Weeks before the planned opening of Michael’s ‘This Is It’ shows, director Kenny Ortega says he and the star worried that the production would not be ready. Ortega testified that special-effect numbers demanded more time.
Further probing by Jackson family attorney Brian Panish revealed deeper troubles.
Weeks before the production was to relocate to London, Michael was missing one rehearsal after another. “I saw a Michael that frightened me,” Ortega said, calling his appearance “very, very troubling.” Ortega added, “The singer didn’t rehearse that night. Michael improved somewhat as the night went on but wasn’t coherent when he arrived that day.”
Ortega later broke down while reading an email he sent to the CEO of concert promoter AEG Live LLC describing Michael as a “lost boy.”
Ortega testified: “I had more than a serious concern. It was my feeling that we were not going to make it.”

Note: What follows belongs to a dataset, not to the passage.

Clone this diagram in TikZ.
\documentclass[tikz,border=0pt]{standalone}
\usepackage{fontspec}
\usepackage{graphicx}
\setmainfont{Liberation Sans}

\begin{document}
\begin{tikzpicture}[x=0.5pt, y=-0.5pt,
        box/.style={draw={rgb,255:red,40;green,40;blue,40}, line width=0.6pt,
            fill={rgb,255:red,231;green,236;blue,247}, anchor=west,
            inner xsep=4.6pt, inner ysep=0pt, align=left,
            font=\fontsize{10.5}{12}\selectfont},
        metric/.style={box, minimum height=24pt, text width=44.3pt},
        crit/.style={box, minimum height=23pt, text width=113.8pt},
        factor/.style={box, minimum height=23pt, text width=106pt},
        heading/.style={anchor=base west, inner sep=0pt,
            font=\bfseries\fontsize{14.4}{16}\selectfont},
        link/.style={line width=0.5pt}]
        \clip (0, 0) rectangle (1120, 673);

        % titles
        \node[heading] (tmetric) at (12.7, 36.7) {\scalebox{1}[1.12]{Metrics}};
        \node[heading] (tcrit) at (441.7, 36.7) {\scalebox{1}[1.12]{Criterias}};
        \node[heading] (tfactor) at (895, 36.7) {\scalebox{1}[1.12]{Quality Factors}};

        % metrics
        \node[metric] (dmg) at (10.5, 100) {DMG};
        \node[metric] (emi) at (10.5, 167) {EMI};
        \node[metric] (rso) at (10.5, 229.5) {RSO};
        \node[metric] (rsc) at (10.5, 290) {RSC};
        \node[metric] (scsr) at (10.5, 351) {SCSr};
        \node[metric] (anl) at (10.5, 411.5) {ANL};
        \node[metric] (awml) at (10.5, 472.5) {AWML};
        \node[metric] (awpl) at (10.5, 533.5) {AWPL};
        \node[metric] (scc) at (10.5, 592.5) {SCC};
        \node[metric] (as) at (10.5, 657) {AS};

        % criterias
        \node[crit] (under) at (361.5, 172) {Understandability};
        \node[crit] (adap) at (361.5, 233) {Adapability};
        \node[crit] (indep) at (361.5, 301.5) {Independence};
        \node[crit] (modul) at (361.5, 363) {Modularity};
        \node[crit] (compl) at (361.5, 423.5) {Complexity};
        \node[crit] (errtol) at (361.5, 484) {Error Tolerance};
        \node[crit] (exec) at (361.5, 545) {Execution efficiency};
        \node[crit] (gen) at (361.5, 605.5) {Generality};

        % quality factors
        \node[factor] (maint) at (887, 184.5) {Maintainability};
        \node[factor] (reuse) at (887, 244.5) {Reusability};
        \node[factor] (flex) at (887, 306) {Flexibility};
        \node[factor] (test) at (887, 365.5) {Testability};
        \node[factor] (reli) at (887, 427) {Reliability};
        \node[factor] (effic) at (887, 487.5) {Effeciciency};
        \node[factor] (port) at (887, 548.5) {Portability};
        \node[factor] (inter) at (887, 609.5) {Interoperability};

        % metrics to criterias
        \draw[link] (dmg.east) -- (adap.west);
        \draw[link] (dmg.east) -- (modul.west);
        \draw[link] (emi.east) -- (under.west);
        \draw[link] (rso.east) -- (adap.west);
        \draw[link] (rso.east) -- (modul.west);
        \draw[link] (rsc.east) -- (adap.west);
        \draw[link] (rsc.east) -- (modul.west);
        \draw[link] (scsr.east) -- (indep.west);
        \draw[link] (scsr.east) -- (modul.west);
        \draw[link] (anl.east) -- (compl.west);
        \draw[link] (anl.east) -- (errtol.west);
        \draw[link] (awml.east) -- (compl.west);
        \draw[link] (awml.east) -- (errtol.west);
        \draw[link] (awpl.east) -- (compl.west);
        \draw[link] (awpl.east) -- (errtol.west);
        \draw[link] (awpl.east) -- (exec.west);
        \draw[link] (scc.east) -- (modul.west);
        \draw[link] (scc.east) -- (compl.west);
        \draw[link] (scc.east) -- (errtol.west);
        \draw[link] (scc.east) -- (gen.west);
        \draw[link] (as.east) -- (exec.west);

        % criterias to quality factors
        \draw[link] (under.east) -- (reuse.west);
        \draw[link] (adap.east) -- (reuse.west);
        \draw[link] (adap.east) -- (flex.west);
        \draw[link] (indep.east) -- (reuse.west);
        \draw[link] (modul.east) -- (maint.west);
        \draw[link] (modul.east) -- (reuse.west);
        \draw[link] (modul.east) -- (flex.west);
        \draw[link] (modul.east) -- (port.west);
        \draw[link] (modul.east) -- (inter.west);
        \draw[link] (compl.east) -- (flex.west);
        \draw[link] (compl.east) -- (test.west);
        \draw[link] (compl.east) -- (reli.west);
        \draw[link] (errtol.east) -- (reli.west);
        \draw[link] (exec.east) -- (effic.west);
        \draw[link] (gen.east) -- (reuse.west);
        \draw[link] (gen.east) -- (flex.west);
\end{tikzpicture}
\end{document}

He told the jury that he sent the email describing Michael’s poor condition to AEG Live CEO Randy Phillips, to suggest that Michael needed professional help. He also said that based on Michael’s condition, he didn’t believe the ‘This Is It’ shows could go forward, but he hoped there would be a turnaround.

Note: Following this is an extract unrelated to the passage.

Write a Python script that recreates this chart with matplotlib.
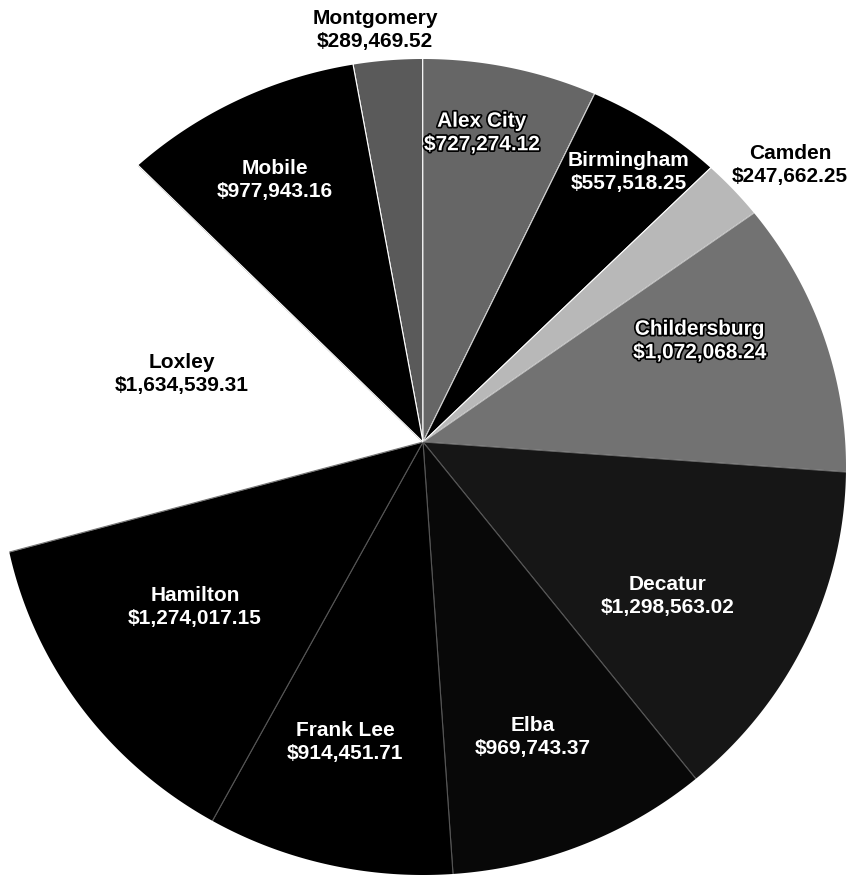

The director said he repeatedly called Murray that night, but his only concern was for Michael’s health. Ortega and Michael worked on two previous concert tours and had been friends for years.
“I tried the doctor who I thought would be the most natural person to help,” Ortega said. “Then I reached out to AEG, Michael’s partners, to make sure they were aware of how I felt and what I saw.”
The jurors were shown phone records: Ortega making multiple calls to Doctor Conrad Murray, Michael’s personal physician.
Ortega says he became connected to Murray as part of an arrangement made by AEG executives, promoters of Michael’s tour. Ortega says that to get the production on track, AEG CEO Randy Phillips and Murray would be in charge of getting Michael to rehearsals. Ortega and Michael would be responsible for the show.
The Jackson family attorneys say the arrangement reveals what is called an “implied-in-fact” contract. Even though Murray’s independent contract agreement was never signed by AEG or Michael, the conduct of AEG executives allegedly demonstrated that Murray was employed by AEG.
Jurors hearing the case have heard about Michael’s inability to rehearse from other witnesses, but Ortega was the highest-ranking tour worker to testify at the civil trial and had the most direct contact with AEG executives and Michael.
He told the jury he had to work directly with Murray to co-ordinate Michael’s rehearsal schedule and that Phillips was also involved.
Ortega said it’s the only concert he’s ever worked on where he’s had to co-ordinate a rehearsal schedule with a performer’s doctor and concert promoter.